Windows Server 2008 goes modular

Microsoft previewed a new, more modular server operating system architecture at its workshop for developers in Redmond, Wash., earlier this week.

Microsoft characterizes the next version of Windows Server 2008, due to roll out Feb. 27, as their most 'customer-focused' release to date. Feedback from participants in their Technology Adoption Program helped to shape many of the significant features that are in the final release. Other inputs were gathered from a wide variety of sources in an attempt to identify the most common items needing attention.

One way Microsoft hopes to answer customer requests comes from an effort to make it easier to configure Windows Server 2008 for specific roles. Eighteen roles are options when you install a new copy of the OS.

Modularity makes it possible for an information technology administrator to pick and choose only those functions required for a specific role or roles using a wizard-based configuration and management tool. At the bottom of this building-block approach is what Microsoft calls 'Server Core.' Server Core provides a minimalistic approach to addressing both performance and security issues as it reduces the overall size of the OS to include only the parts absolutely necessary.

Other potential benefits from the modular approach include reduced maintenance costs associated with patching and updating to address vulnerabilities that in many cases don't even apply. Microsoft has also included a number of key improvements on the management front to make it easier to both monitor and manage multiple servers from a single console.

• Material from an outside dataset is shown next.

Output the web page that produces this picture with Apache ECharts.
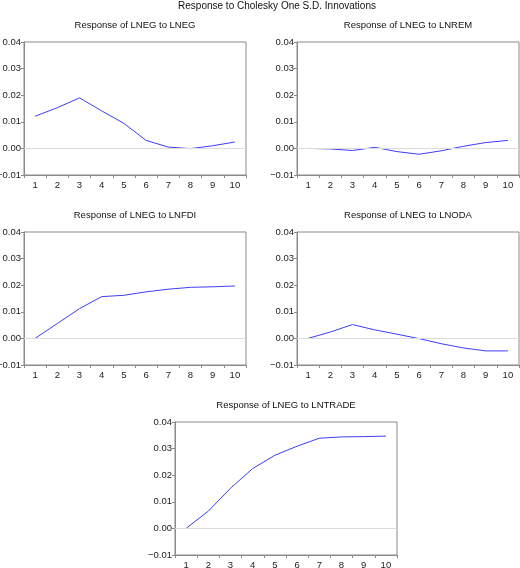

Internet Information Server 7 (IIS7) is another benefactor of the modular approach. Microsoft has made IIS7 configurable in much the same way as the OS. The small-footprint, streamlined server includes a minimal amount of functionality and will run on a Server Core machine. IIS7 also supports the FastCGI architecture as a plug-in module to run Web applications written with popular open-source tools including PHP.

Virtualization is a significant part of the Windows Server 2008 strategy, but it won't make it into the initial release. Microsoft has promised to deliver beta versions around the product launch with a final version 180 days after that. The functionality resembles VMware's ESX server in that it uses a hypervisor approach to virtualizing multiple instances of essentially any OS on the same physical hardware. This includes Novell's SUSE Enterprise Linux Server through their cross-licensing agreement reached earlier this year.

While size may not seem like a big issue in today's world of terabyte disk drives, it starts to add up when you have large numbers of servers and OS images to maintain. Server Core represents a significant reduction over previous versions in terms of what's required for a typical installation. This becomes even more significant when you start looking at virtual machines and keeping track of them.

Windows Server 2008 represents Microsoft's concerted efforts to listen to customers and deliver a product worth upgrading to. All that's left is to get it out the door.